To be clear, my previous comment I didn't call your life boring, I said the ideal life you pitch for humanity sounded boring, especially when you've essentially reduced life to a mere survival organism, like some kind of jellyfish. Thought humans were more intelligent, were made for more than just that. But according to you, we're not.
That isn't the choice.
This 'economy' is doomed. And, as a species, the sooner we construct something different, the better.
Does that truth diminish because I don't give you a specific day? I can give you a decade - we're into the last one. My pick is implosion prior to 2030 (or war, diverting the plebs). I think that's soon enough to sound the alarms as loudly as possible.
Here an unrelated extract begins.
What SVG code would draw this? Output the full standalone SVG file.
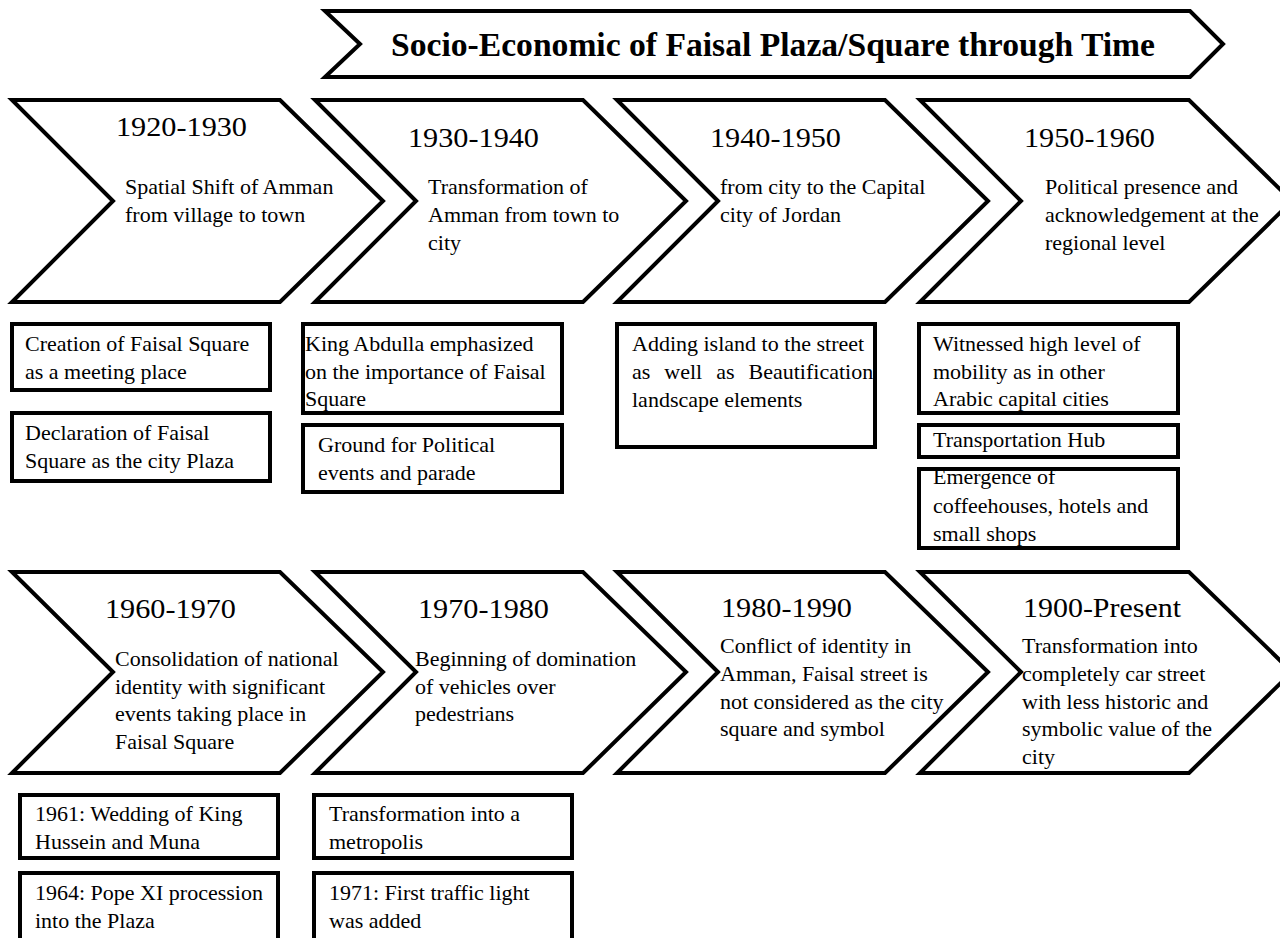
<svg xmlns="http://www.w3.org/2000/svg" width="1280" height="938" viewBox="0 0 1280 938">
  <style>
    .chev { fill: #fff; stroke: #000; stroke-width: 4; stroke-linejoin: miter; }
    .bg { fill: #fff; stroke: none; }
    .bd { fill: none; stroke: #000; stroke-width: 4; }
    text { font-family: "Liberation Serif", "Times New Roman", serif; fill: #000; }
    .title { font-size: 33px; font-weight: bold; }
    .h { font-size: 27px; }
    .t { font-size: 22px; }
  </style>
  <rect width="1280" height="938" fill="#fff"/>

  <!-- Title banner -->
  <g id="title">
    <path class="chev" d="M325,11 H1190 L1223,44 L1190,77 H325 L360,44 Z"/>
    <text class="title" x="391" y="56" textLength="764" lengthAdjust="spacingAndGlyphs">Socio-Economic of Faisal Plaza/Square through Time</text>
  </g>

  <!-- Row 1 of decades -->
  <g id="d1920">
    <path class="chev" d="M12,100 H280 L383,201 L280,302 H12 L113,201 Z"/>
    <text class="h" x="116" y="136" textLength="131" lengthAdjust="spacingAndGlyphs">1920-1930</text>
    <text class="t" x="125" y="194">Spatial Shift of Amman</text>
    <text class="t" x="125" y="222">from village  to town</text>
  </g>
  <g id="d1930">
    <path class="chev" d="M315,100 H583 L686,201 L583,302 H315 L416,201 Z"/>
    <text class="h" x="408" y="147" textLength="131" lengthAdjust="spacingAndGlyphs">1930-1940</text>
    <text class="t" x="428" y="194">Transformation  of</text>
    <text class="t" x="428" y="222">Amman from town to</text>
    <text class="t" x="428" y="250">city</text>
  </g>
  <g id="d1940">
    <path class="chev" d="M617,100 H885 L988,201 L885,302 H617 L718,201 Z"/>
    <text class="h" x="710" y="147" textLength="131" lengthAdjust="spacingAndGlyphs">1940-1950</text>
    <text class="t" x="720" y="194">from city to the Capital</text>
    <text class="t" x="720" y="222">city of Jordan</text>
  </g>
  <g id="d1950">
    <path class="chev" d="M920,100 H1189 L1292,201 L1189,302 H920 L1021,201 Z"/>
    <text class="h" x="1024" y="147" textLength="131" lengthAdjust="spacingAndGlyphs">1950-1960</text>
    <text class="t" x="1045" y="194">Political presence and</text>
    <text class="t" x="1045" y="222">acknowledgement at the</text>
    <text class="t" x="1045" y="250">regional level</text>
  </g>

  <!-- Row 1 notes -->
  <g id="n1920a">
    <rect class="bg" x="12" y="324" width="258" height="66"/>
    <text class="t" x="25" y="351">Creation of Faisal  Square</text>
    <text class="t" x="25" y="379">as a meeting place</text>
    <rect class="bd" x="12" y="324" width="258" height="66"/>
  </g>
  <g id="n1920b">
    <rect class="bg" x="12" y="413" width="258" height="68"/>
    <text class="t" x="25" y="440">Declaration of Faisal</text>
    <text class="t" x="25" y="468">Square as the city  Plaza</text>
    <rect class="bd" x="12" y="413" width="258" height="68"/>
  </g>
  <g id="n1930a">
    <rect class="bg" x="303" y="324" width="259" height="89"/>
    <rect class="bd" x="303" y="324" width="259" height="89"/>
    <text class="t" x="305" y="351">King Abdulla emphasized</text>
    <text class="t" x="305" y="379">on the importance  of Faisal</text>
    <text class="t" x="305" y="406">Square</text>
  </g>
  <g id="n1930b">
    <rect class="bg" x="303" y="425" width="259" height="67"/>
    <text class="t" x="318" y="452">Ground for Political</text>
    <text class="t" x="318" y="480">events and parade</text>
    <rect class="bd" x="303" y="425" width="259" height="67"/>
  </g>
  <g id="n1940a">
    <rect class="bg" x="617" y="324" width="258" height="123"/>
    <text class="t" x="632" y="351">Adding island to the street</text>
    <text class="t" x="632" y="379" word-spacing="8.5">as well as Beautification</text>
    <text class="t" x="632" y="407">landscape elements</text>
    <rect class="bd" x="617" y="324" width="258" height="123"/>
  </g>
  <g id="n1950a">
    <rect class="bg" x="919" y="324" width="259" height="89"/>
    <text class="t" x="933" y="351">Witnessed high level  of</text>
    <text class="t" x="933" y="379">mobility  as in other</text>
    <text class="t" x="933" y="406">Arabic capital  cities</text>
    <rect class="bd" x="919" y="324" width="259" height="89"/>
  </g>
  <g id="n1950b">
    <rect class="bg" x="919" y="425" width="259" height="32"/>
    <text class="t" x="933" y="447">Transportation  Hub</text>
    <rect class="bd" x="919" y="425" width="259" height="32"/>
  </g>
  <g id="n1950c">
    <rect class="bg" x="919" y="469" width="259" height="79"/>
    <text class="t" x="933" y="484">Emergence of</text>
    <text class="t" x="933" y="513">coffeehouses, hotels and</text>
    <text class="t" x="933" y="541">small shops</text>
    <rect class="bd" x="919" y="469" width="259" height="79"/>
  </g>

  <!-- Row 2 of decades -->
  <g id="d1960">
    <path class="chev" d="M12,572 H280 L383,672 L280,773 H12 L113,672 Z"/>
    <text class="h" x="105" y="618" textLength="131" lengthAdjust="spacingAndGlyphs">1960-1970</text>
    <text class="t" x="115" y="666">Consolidation of national</text>
    <text class="t" x="115" y="694">identity with significant</text>
    <text class="t" x="115" y="721">events taking place in</text>
    <text class="t" x="115" y="749">Faisal Square</text>
  </g>
  <g id="d1970">
    <path class="chev" d="M315,572 H583 L686,672 L583,773 H315 L416,672 Z"/>
    <text class="h" x="418" y="618" textLength="131" lengthAdjust="spacingAndGlyphs">1970-1980</text>
    <text class="t" x="415" y="666">Beginning of domination</text>
    <text class="t" x="415" y="694">of vehicles over</text>
    <text class="t" x="415" y="721">pedestrians</text>
  </g>
  <g id="d1980">
    <path class="chev" d="M617,572 H885 L988,672 L885,773 H617 L718,672 Z"/>
    <text class="h" x="721" y="617" textLength="131" lengthAdjust="spacingAndGlyphs">1980-1990</text>
    <text class="t" x="720" y="653">Conflict of identity in</text>
    <text class="t" x="720" y="681">Amman, Faisal  street is</text>
    <text class="t" x="720" y="709">not considered as the city</text>
    <text class="t" x="720" y="736">square and symbol</text>
  </g>
  <g id="d1990">
    <path class="chev" d="M920,572 H1189 L1292,672 L1189,773 H920 L1021,672 Z"/>
    <text class="h" x="1023" y="617" textLength="158" lengthAdjust="spacingAndGlyphs">1900-Present</text>
    <text class="t" x="1022" y="653">Transformation into</text>
    <text class="t" x="1022" y="681">completely car street</text>
    <text class="t" x="1022" y="709">with less historic  and</text>
    <text class="t" x="1022" y="736">symbolic value of the</text>
    <text class="t" x="1022" y="764">city</text>
  </g>

  <!-- Row 2 notes -->
  <g id="n1960a">
    <rect class="bg" x="20" y="795" width="258" height="63"/>
    <text class="t" x="35" y="821">1961: Wedding of King</text>
    <text class="t" x="35" y="849">Hussein and Muna</text>
    <rect class="bd" x="20" y="795" width="258" height="63"/>
  </g>
  <g id="n1960b">
    <rect class="bg" x="20" y="873" width="258" height="72"/>
    <text class="t" x="35" y="900">1964: Pope XI procession</text>
    <text class="t" x="35" y="928">into the Plaza</text>
    <rect class="bd" x="20" y="873" width="258" height="72"/>
  </g>
  <g id="n1970a">
    <rect class="bg" x="314" y="795" width="258" height="63"/>
    <text class="t" x="329" y="821">Transformation  into a</text>
    <text class="t" x="329" y="849">metropolis</text>
    <rect class="bd" x="314" y="795" width="258" height="63"/>
  </g>
  <g id="n1970b">
    <rect class="bg" x="314" y="873" width="258" height="72"/>
    <text class="t" x="329" y="900">1971: First  traffic light</text>
    <text class="t" x="329" y="928">was added</text>
    <rect class="bd" x="314" y="873" width="258" height="72"/>
  </g>

  <!-- No connectors: the layout is a sequence of chevrons -->
  <g id="connectors"/>
</svg>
The person interviewed here, I'm guessing has little or no cognisance of what I'm on about (and probably couldn't admit it if she did). I think we can do better than take the word of such people. Yes, there will be a cohort who wish not to know - but has chosen-ignorance ever been a reason to go silent?
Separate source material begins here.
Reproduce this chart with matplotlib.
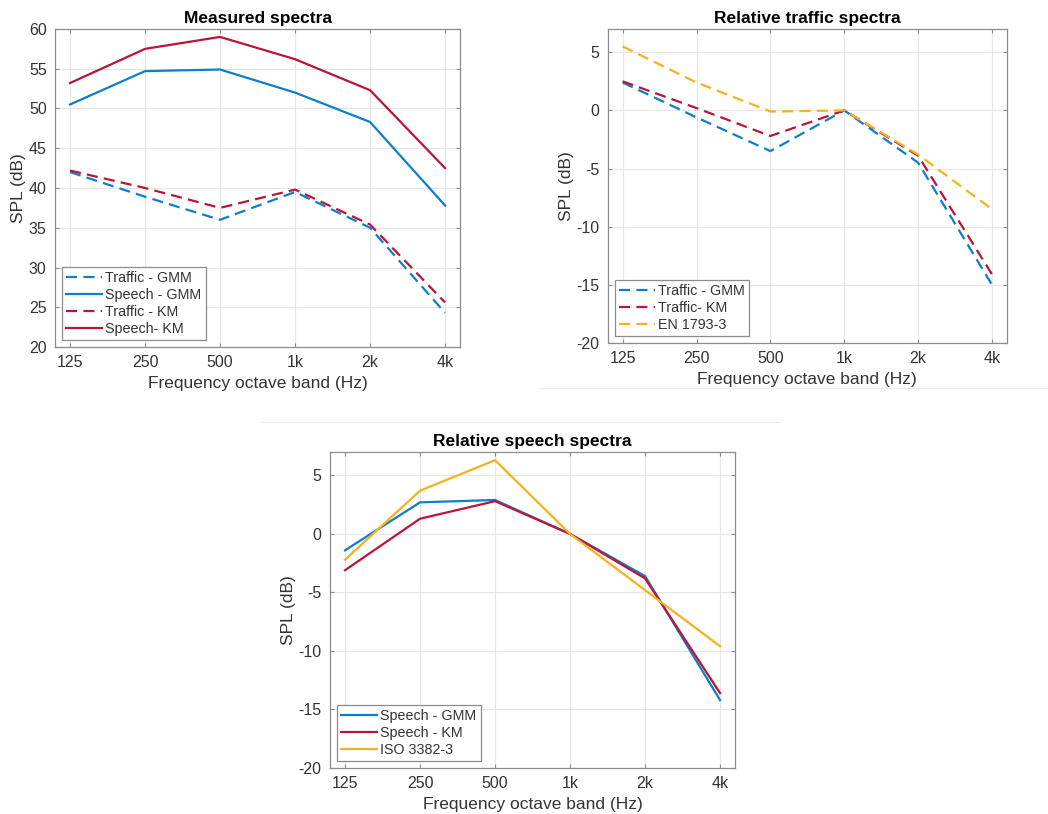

@ powderdownkiwi - The economy is doomed? And yet you still offer no viable alternative?
"And, as a species, the sooner we construct something different, the better." - & what would that look like?
"Does that truth diminish because I don't give you a specific day?" - No, but Spouting out "the worlds going to end, it's all going down, our money system is stuffed" isn't very constructive. Everybody is going to die some day, albeit from finite resources or something else. So what? What are you suggestion as an alternative?
"My pick is implosion prior to 2030" From what?
You may have brilliant & key information, but it's poorly communicated Powderdownkiwi. Screaming out "we are all doomed, the sky is falling" is a doomsdayer. It's not constructive. You offer the problem, but fail to produce a viable alternative, then get offended when people ask you for one. You have an opportunity to explain yourself in lemens terms so that others around you understand.
"The person interviewed here, I'm guessing has little or no cognisance of what I'm on about (and probably couldn't admit it if she did)." - At this stage I don't even think you know what your on about. I get glimpses of an environmental nut who turns everything into a nature debate. Hug a tree, whisper admirations to some plants, be one with nature & all that right. You'll feel better.
"Yes, there will be a cohort who wish not to know - but has chosen-ignorance ever been a reason to go silent?" - That's not it at all. It's just that no one actually knows what your on about, including yourself so it seems. Stay relevant?
Your using a lot of words, but it doesnt seem as though a lot is actually being said. Smart people have a way of making complicated things sound simple, stupid people have a way of making simple things complicated. Use your words powderdownkiwi, it's the most powerful thing you have.
I don't think you have any idea about what you shunt out via a keyboard. It's just all unsustained verbage. I note that in the 000s of words you have written in the last few days there has been no source, reference, link or justification. Typical of the conversation in a 1950's public bar at 5.30pm.
When you have asked the questions, done the required research, read the journals, tested the hypothesis' in real time, evaluated the results and modified your original posit then you can make informed statements such as those by PDK and others. PDK's alternatives are filed in writing on the Interest.co website. Spend the weekend reading.
The only message you need be cognizant of for your immediate future is that you will have to make do with less. And you will have to do all the above in order to survive at the level you are accustomed today. It is not going to be easy and you and your cohort will be the first to scream," but you didn't tell me this was going to happen."
In the land of the blind the one eyed man is king. There are others who think otherwise
I often hear that.
I cite the Titanic - there was a big enough sample of people to be representative - uber-rich, uber-smart, talented, optimistic, pessimistic, deluded, believers (same thing) and so on.....
The point is that physics overrode the lot - optimism is irrelevant; money was no use (although the pushy survived in larger percentage, true).